> _JOB_:
Print again only this span: the line with "Give me the Chart.js source for this chart.", the line with "const lineamentCount = 50;", and all lines between them, exactly as given.

───── THE RECORDS

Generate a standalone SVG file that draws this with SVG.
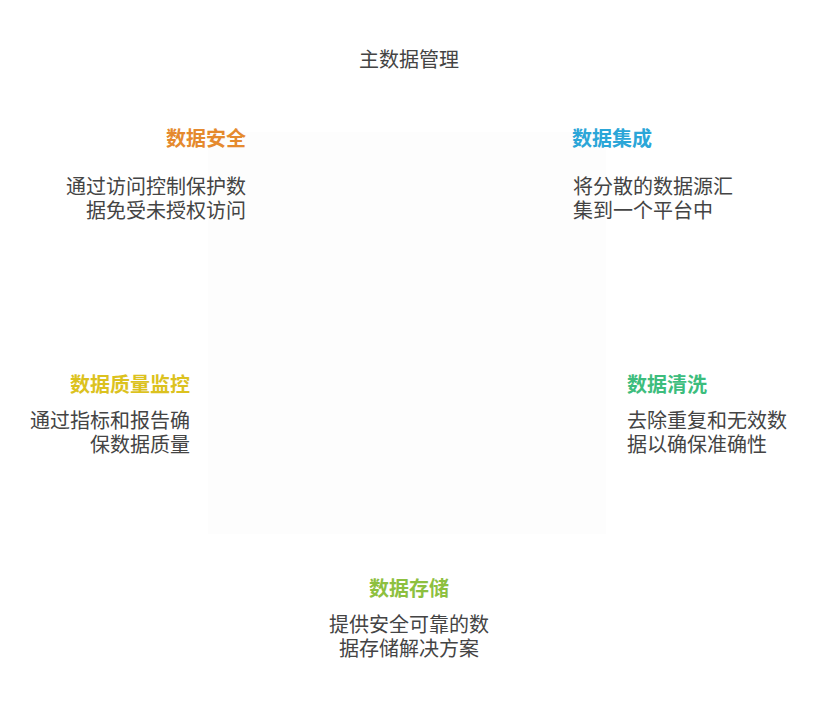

──────────
───── THE RECORDS

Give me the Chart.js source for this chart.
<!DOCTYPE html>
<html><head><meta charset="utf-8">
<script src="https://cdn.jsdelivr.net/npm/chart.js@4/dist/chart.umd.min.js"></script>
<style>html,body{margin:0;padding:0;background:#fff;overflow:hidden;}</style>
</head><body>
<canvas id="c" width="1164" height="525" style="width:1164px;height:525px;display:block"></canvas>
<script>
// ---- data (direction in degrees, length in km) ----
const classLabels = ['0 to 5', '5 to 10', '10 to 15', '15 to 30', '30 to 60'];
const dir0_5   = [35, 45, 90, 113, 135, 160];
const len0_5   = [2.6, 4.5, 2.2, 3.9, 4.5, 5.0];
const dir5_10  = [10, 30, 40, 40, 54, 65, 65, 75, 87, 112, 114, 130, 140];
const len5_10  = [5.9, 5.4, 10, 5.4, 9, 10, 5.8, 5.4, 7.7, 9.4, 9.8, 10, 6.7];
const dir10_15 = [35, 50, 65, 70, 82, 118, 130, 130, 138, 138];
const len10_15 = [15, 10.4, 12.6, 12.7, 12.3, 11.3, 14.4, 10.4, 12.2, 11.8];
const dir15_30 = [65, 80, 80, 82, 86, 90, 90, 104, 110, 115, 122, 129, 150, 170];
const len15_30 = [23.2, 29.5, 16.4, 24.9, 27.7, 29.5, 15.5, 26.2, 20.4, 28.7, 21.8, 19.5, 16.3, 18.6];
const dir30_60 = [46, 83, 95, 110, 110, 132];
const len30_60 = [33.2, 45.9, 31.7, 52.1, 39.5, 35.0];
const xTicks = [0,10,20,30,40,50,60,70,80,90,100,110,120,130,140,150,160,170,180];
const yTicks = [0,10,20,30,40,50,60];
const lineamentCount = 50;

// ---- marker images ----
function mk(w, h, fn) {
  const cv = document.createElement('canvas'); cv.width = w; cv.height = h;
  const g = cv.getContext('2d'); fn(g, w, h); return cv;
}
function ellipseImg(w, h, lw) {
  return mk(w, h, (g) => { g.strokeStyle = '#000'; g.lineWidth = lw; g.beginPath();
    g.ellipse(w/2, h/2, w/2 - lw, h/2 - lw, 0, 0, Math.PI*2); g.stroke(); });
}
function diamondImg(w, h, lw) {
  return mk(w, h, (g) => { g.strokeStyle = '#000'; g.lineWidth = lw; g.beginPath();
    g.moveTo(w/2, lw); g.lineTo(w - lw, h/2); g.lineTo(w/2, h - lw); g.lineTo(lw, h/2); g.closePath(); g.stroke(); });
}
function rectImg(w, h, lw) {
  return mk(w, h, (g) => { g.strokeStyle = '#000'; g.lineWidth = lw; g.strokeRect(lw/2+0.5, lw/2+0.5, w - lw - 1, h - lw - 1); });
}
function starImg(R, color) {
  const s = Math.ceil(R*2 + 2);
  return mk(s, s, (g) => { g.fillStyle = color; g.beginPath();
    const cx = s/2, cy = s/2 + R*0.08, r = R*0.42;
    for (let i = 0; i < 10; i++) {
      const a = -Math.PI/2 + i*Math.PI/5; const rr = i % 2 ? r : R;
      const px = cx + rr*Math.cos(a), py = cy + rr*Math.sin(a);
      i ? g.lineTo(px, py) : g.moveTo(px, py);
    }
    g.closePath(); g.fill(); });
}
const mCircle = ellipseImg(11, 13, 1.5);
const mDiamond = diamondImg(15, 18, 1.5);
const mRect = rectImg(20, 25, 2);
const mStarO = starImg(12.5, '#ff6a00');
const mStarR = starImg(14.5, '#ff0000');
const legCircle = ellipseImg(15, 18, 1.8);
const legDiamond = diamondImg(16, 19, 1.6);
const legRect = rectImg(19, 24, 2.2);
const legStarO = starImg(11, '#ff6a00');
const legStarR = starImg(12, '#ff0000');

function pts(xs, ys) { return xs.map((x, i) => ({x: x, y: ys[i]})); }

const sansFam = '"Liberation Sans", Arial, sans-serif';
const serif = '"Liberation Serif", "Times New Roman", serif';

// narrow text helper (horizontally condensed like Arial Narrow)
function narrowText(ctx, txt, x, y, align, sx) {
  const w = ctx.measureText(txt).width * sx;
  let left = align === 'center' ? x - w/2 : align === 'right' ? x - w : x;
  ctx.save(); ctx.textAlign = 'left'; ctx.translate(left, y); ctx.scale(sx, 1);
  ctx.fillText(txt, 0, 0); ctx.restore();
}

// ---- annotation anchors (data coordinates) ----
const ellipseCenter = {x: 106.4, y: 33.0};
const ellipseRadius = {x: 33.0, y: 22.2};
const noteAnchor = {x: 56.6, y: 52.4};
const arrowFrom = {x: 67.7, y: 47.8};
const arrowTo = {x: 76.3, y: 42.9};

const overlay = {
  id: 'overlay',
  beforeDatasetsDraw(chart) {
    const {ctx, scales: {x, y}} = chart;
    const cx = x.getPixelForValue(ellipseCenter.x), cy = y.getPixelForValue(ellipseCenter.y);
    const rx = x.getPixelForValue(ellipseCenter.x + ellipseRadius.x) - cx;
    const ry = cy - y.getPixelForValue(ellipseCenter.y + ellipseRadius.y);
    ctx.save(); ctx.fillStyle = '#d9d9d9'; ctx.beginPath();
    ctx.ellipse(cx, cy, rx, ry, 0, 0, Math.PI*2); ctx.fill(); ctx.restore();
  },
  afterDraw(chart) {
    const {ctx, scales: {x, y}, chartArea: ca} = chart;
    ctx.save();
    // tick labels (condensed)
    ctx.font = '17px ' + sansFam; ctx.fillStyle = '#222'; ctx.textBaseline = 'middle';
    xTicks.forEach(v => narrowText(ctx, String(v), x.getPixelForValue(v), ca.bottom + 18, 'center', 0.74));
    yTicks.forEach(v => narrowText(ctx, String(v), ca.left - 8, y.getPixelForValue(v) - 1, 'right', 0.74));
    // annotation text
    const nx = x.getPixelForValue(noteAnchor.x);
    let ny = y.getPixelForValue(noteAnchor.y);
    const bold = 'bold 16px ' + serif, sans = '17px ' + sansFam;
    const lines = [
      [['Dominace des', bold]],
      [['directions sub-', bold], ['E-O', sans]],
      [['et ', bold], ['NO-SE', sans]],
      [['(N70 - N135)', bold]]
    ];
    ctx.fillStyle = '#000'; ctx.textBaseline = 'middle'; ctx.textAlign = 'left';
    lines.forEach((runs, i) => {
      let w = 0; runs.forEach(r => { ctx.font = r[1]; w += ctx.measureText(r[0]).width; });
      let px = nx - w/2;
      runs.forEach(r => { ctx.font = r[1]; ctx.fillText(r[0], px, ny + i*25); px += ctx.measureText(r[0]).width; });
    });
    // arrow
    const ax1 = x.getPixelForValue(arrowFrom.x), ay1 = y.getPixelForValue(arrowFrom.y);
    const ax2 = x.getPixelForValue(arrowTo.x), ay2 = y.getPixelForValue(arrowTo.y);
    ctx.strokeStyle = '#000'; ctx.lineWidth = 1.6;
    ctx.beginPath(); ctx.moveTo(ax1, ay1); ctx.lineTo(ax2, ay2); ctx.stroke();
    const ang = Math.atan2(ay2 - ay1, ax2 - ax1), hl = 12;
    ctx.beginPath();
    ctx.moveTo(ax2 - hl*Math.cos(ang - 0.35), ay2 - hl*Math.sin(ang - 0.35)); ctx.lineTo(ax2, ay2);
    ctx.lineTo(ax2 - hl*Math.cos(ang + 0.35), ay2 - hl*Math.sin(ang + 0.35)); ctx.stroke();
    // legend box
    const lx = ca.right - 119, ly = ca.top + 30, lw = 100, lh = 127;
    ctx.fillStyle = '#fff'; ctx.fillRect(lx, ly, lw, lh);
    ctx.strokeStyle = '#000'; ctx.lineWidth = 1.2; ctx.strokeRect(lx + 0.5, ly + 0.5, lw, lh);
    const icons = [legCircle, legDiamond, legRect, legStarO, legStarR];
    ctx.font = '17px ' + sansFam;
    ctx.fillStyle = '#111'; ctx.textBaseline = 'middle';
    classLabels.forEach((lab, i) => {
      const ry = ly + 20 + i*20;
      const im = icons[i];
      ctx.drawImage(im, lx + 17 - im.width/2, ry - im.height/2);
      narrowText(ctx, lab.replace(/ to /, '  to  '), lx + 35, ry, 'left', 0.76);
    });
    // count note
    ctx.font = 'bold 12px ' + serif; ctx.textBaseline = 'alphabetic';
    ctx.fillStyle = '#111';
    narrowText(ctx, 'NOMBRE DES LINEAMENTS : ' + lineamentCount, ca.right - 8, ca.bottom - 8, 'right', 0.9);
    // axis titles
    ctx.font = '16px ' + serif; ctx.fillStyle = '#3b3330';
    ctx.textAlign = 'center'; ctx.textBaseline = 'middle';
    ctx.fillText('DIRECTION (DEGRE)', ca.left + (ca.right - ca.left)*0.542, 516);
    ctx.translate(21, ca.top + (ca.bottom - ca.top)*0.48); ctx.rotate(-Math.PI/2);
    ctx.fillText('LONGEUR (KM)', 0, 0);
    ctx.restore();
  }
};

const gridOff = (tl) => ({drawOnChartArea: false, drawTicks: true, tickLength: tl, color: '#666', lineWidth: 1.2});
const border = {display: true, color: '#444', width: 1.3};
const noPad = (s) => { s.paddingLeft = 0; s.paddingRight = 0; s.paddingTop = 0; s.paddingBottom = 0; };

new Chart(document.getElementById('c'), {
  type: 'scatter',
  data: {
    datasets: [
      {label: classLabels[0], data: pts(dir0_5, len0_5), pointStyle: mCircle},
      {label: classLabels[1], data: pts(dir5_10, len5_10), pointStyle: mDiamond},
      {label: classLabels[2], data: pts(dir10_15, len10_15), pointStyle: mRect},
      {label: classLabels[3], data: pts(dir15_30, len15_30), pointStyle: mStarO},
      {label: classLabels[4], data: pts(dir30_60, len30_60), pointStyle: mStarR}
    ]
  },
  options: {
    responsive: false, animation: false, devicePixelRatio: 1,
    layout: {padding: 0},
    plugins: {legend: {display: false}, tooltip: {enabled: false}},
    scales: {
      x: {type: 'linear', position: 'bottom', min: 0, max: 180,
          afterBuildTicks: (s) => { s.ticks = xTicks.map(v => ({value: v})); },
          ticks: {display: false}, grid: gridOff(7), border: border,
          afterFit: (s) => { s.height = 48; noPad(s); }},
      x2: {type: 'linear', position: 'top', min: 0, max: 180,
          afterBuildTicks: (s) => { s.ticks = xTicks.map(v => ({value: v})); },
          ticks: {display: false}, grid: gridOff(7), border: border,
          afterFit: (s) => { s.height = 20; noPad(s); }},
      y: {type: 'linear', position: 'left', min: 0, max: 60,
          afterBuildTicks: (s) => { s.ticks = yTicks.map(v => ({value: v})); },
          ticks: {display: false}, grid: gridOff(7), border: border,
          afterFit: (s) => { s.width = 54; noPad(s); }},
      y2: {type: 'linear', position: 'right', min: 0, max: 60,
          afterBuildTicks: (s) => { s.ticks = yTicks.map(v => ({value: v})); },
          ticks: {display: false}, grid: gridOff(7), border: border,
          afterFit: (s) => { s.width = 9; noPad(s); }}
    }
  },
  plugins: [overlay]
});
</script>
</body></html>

──────────

> _EXERCISE RESPONSE_:
Give me the Chart.js source for this chart.
<!DOCTYPE html>
<html><head><meta charset="utf-8">
<script src="https://cdn.jsdelivr.net/npm/chart.js@4/dist/chart.umd.min.js"></script>
<style>html,body{margin:0;padding:0;background:#fff;overflow:hidden;}</style>
</head><body>
<canvas id="c" width="1164" height="525" style="width:1164px;height:525px;display:block"></canvas>
<script>
// ---- data (direction in degrees, length in km) ----
const classLabels = ['0 to 5', '5 to 10', '10 to 15', '15 to 30', '30 to 60'];
const dir0_5   = [35, 45, 90, 113, 135, 160];
const len0_5   = [2.6, 4.5, 2.2, 3.9, 4.5, 5.0];
const dir5_10  = [10, 30, 40, 40, 54, 65, 65, 75, 87, 112, 114, 130, 140];
const len5_10  = [5.9, 5.4, 10, 5.4, 9, 10, 5.8, 5.4, 7.7, 9.4, 9.8, 10, 6.7];
const dir10_15 = [35, 50, 65, 70, 82, 118, 130, 130, 138, 138];
const len10_15 = [15, 10.4, 12.6, 12.7, 12.3, 11.3, 14.4, 10.4, 12.2, 11.8];
const dir15_30 = [65, 80, 80, 82, 86, 90, 90, 104, 110, 115, 122, 129, 150, 170];
const len15_30 = [23.2, 29.5, 16.4, 24.9, 27.7, 29.5, 15.5, 26.2, 20.4, 28.7, 21.8, 19.5, 16.3, 18.6];
const dir30_60 = [46, 83, 95, 110, 110, 132];
const len30_60 = [33.2, 45.9, 31.7, 52.1, 39.5, 35.0];
const xTicks = [0,10,20,30,40,50,60,70,80,90,100,110,120,130,140,150,160,170,180];
const yTicks = [0,10,20,30,40,50,60];
const lineamentCount = 50;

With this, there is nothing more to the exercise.